10. The judge, at various points in her decision, referred to the absence of any mention by the sponsor in her asylum claim of her partner or her child Thamsanqa. At [22] she addressed a single sheet produced by the appellants in their appeal bundle headed “Part B – Family Details” which detailed the first appellant as partner and the third appellant, Thamsanqa, as a child. The judge considered that there was nothing in the sheet to identify it as an extract from the sponsor’s papers submitted with her claim and therefore did not attach any evidential weight to it.

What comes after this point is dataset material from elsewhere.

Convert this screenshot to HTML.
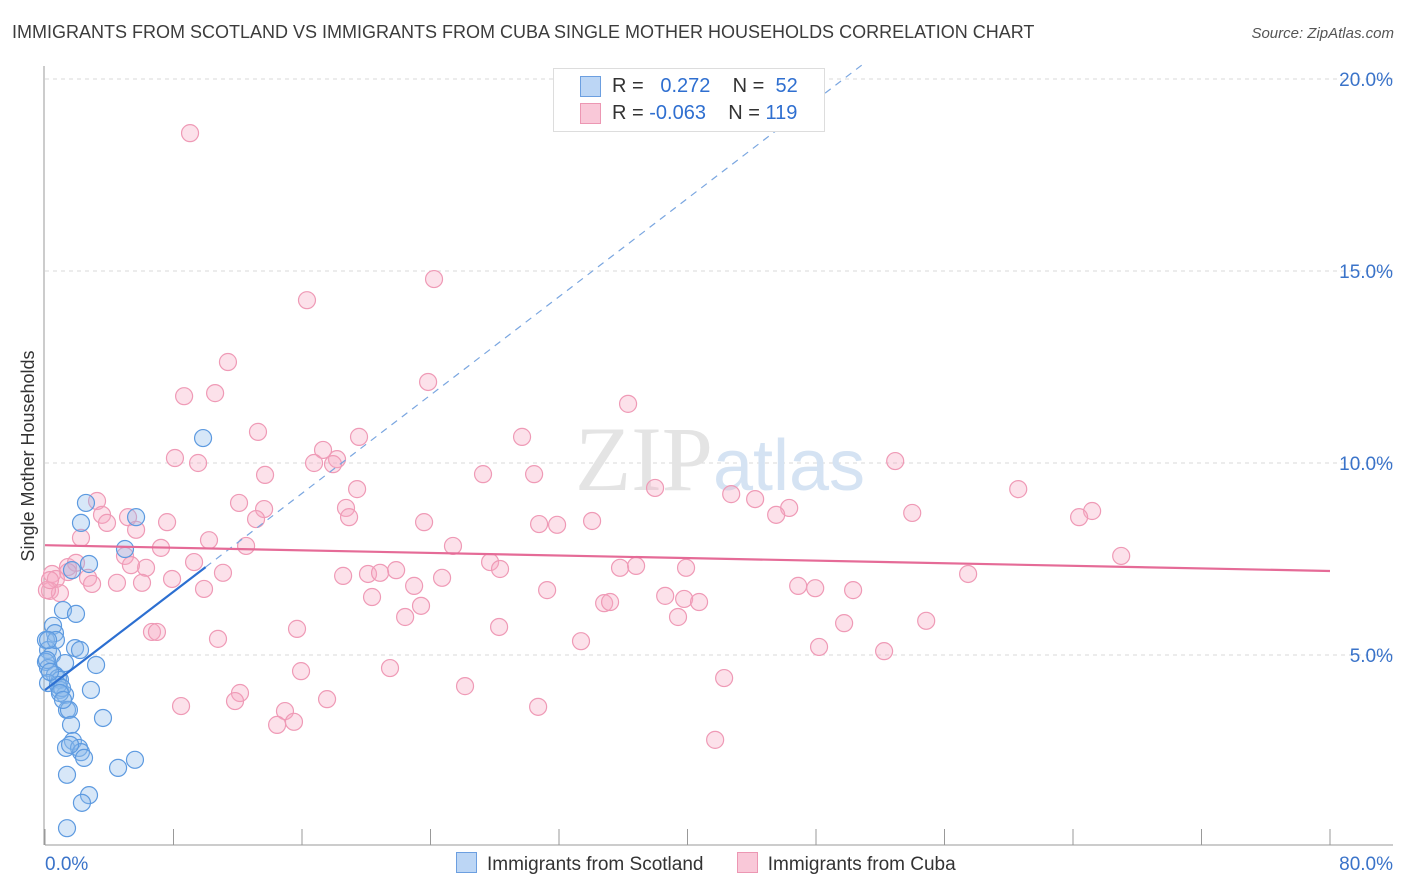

The only evidence before her of the SEF appeared at F49 and F50 of the respondent’s bundle and included only Part A of the form. The appellants have now produced what appears to be the full SEF at pages 73 to 80, and page 75 appears to correspond to the single sheet referred to by the judge. Whilst the judge was perfectly entitled to attach the weight that she did to the single sheet, for the reasons cogently given, and in the light of the other adverse factors arising in the sponsor’s evidence, and whilst she made no error of law in so doing, it seems to me that it cannot be ruled out that she may have come to a different conclusion overall had she had sight of the full SEF. It is indeed the case that the burden of proof lay upon the appellants to produce all relevant evidence and that, as the judge rightly pointed out at [22], there was no reason for the sponsor not to have provided the complete SEF form, the fact remains that the judge was proceeding on the basis of a decision made by the ECO which it seems was, in turn, based upon incomplete information provided by the Home Office.

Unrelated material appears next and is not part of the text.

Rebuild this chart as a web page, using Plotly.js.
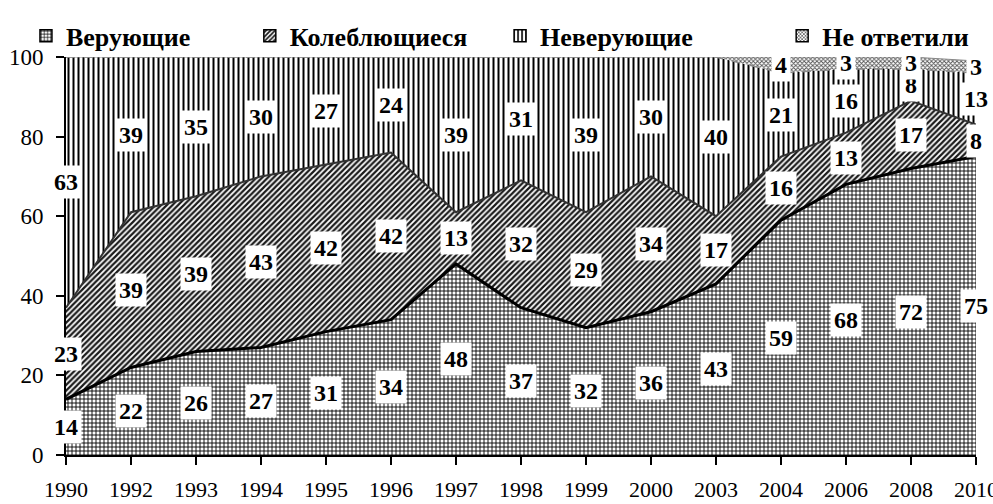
<!DOCTYPE html>
<html><head><meta charset="utf-8">
<script src="https://cdn.plot.ly/plotly-3.0.1.min.js"></script>
<style>html,body{margin:0;padding:0;background:#fff}#chart{width:993px;height:504px}</style>
</head><body><div id="chart"></div>
<script>
const years = ['1990','1992','1993','1994','1995','1996','1997','1998','1999','2000','2003','2004','2006','2008','2010'];
const believers    = [14, 22, 26, 27, 31, 34, 48, 37, 32, 36, 43, 59, 68, 72, 75];
const hesitant     = [23, 39, 39, 43, 42, 42, 13, 32, 29, 34, 17, 16, 13, 17, 8];
const nonBelievers = [63, 39, 35, 30, 27, 24, 39, 31, 39, 30, 40, 21, 16, 8, 13];
const noAnswer     = [0, 0, 0, 0, 0, 0, 0, 0, 0, 0, 0, 4, 3, 3, 3];
const seriesNames = ['Верующие', 'Колеблющиеся', 'Неверующие', 'Не ответили'];

const series = [believers, hesitant, nonBelievers, noAnswer];
const patterns = [
  {shape: '+', size: 4, solidity: 0.4, fgcolor: '#000', bgcolor: '#fff'},
  {shape: '/', size: 4, solidity: 0.55, fgcolor: '#1a1a1a', bgcolor: '#fff'},
  {shape: '|', size: 5, solidity: 0.4, fgcolor: '#000', bgcolor: '#fff'},
  {shape: 'x', size: 3, solidity: 0.5, fgcolor: '#555', bgcolor: '#fff'}
];
const lines = [
  {color: '#000', width: 3},
  {color: '#333', width: 2},
  {color: '#888', width: 1.5, dash: 'dash'},
  {color: '#888', width: 1}
];
const legendIds = ['legend', 'legend2', 'legend3', 'legend4'];
const legendX = [-0.044, 0.202, 0.477, 0.787];

const traces = [];
series.forEach((vals, k) => {
  traces.push({
    type: 'scatter', mode: 'lines', x: years, y: vals,
    stackgroup: 'one', line: lines[k], fillpattern: patterns[k],
    fillcolor: '#fff', showlegend: false, hoverinfo: 'skip'
  });
});
series.forEach((vals, k) => {
  traces.push({
    type: 'bar', x: [years[0]], y: [0], name: seriesNames[k],
    marker: {color: '#fff', pattern: patterns[k], line: {width: 1.5, color: '#000'}},
    showlegend: true, legend: legendIds[k], hoverinfo: 'skip'
  });
});

const annotations = [];
const base = years.map(() => 0);
series.forEach((vals, k) => {
  vals.forEach((v, i) => {
    if (v > 0) {
      annotations.push({
        x: i, y: base[i] + v / 2, xref: 'x', yref: 'y', text: String(v),
        showarrow: false, bgcolor: '#fff', borderpad: 3,
        font: {family: 'Liberation Serif', size: 24, color: '#000', weight: 'bold'}
      });
    }
    base[i] += v;
  });
});

const legendFont = {family: 'Liberation Serif', size: 26, color: '#000', weight: 'bold'};
const layout = {
  width: 993, height: 504,
  margin: {l: 66, r: 17, t: 42, b: 49},
  paper_bgcolor: '#fff', plot_bgcolor: '#fff',
  font: {family: 'Liberation Serif', size: 22, color: '#000'},
  xaxis: {
    type: 'category', range: [0, 14], showgrid: false, zeroline: false,
    showline: true, linecolor: '#000', linewidth: 2,
    ticks: 'outside', ticklen: 8, tickwidth: 2, tickcolor: '#000',
    ticklabelstandoff: 6, tickfont: {family: 'Liberation Serif', size: 22}
  },
  yaxis: {
    range: [0, 100], tickvals: [0, 20, 40, 60, 80, 100], showgrid: false, zeroline: false,
    showline: true, linecolor: '#000', linewidth: 2,
    ticks: 'outside', ticklen: 8, tickwidth: 2, tickcolor: '#000',
    ticklabelstandoff: 8, tickfont: {family: 'Liberation Serif', size: 23}
  },
  annotations: annotations,
  showlegend: true
};
legendIds.forEach((id, k) => {
  layout[id] = {
    x: legendX[k], xanchor: 'left', y: 1.053, yanchor: 'middle',
    orientation: 'h', bgcolor: 'rgba(0,0,0,0)', font: legendFont,
    borderwidth: 0, itemclick: false
  };
});

Plotly.newPlot('chart', traces, layout, {displayModeBar: false, staticPlot: true});
</script></body></html>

11. There is absolutely no criticism to be made of the judge in this, or any other regard, and her decision was a careful and detailed one based upon the evidence before her. However, for the above reasons, it seems to me that there has been an error of fact which has given rise to an error of law in the decision of the First-tier Tribunal, such that the decision has to be set aside and re-made on the correct factual basis. It may well be that another judge, having considered all the evidence together, will reach the same conclusion as Judge Graham. However that is not necessarily the case. In the circumstances, it is appropriate for the appeals to be remitted to the First-tier Tribunal for all matters to be determined.

DECISION
12. The decision of the First-tier Tribunal is set aside. The case is remitted to the First-tier Tribunal pursuant to section 12(2)(b)(i) of the Tribunals, Courts and Enforcement Act 2007 and Practice Statement 7.2(b), before any judge aside from Judge Graham.